Islamic State fighters have looted and bulldozed the ancient Assyrian city of Nimrud, the Iraqi government said, in their latest assault on some of the world’s greatest archaeological and cultural treasures.
A tribal source from the nearby city of Mosul said the jihadis, who dismiss Iraq’s pre-Islamic heritage as idolatrous, had pillaged the 3,000-year-old site on the banks of the Tigris river.
“Daesh terrorist gangs continue to defy the will of the world and the feelings of humanity,” Iraq’s tourism and antiquities ministry said, referring to Isis by its Arabic acronym.

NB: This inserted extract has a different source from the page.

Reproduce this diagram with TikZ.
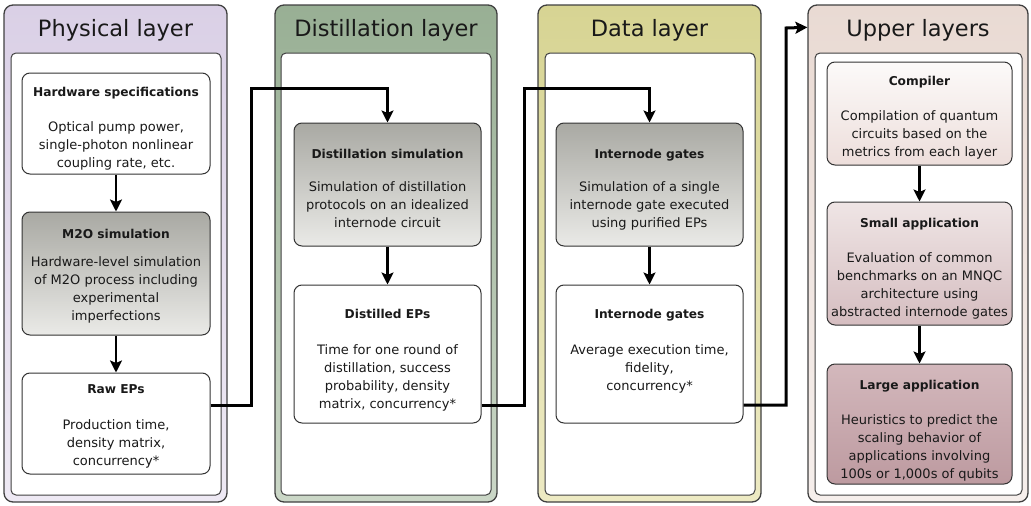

“In a new crime in their series of reckless offences, they assaulted the ancient city of Nimrud and bulldozed it with heavy machinery, appropriating the archaeological attractions dating back 13 centuries BC,” it said.
Added to the list that includes the Bamiyan Buddhas and the Timbuktu tombs.
Nimrud, about 20 miles south of Mosul, was built around 1250BC. Four centuries later it became the capital of the neo-Assyrian empire – at the time the most powerful state on Earth, extending to modern-day Egypt, Turkey and Iran.
Many of its most famous surviving monuments were removed years ago by archaeologists, including colossal winged bulls, which are now in London’s British Museum, and hundreds of precious stones and pieces of gold, which were moved to Baghdad.
I know those winged bulls at the British Museum.
Their real name, according to Wikipedia, is Lamassu.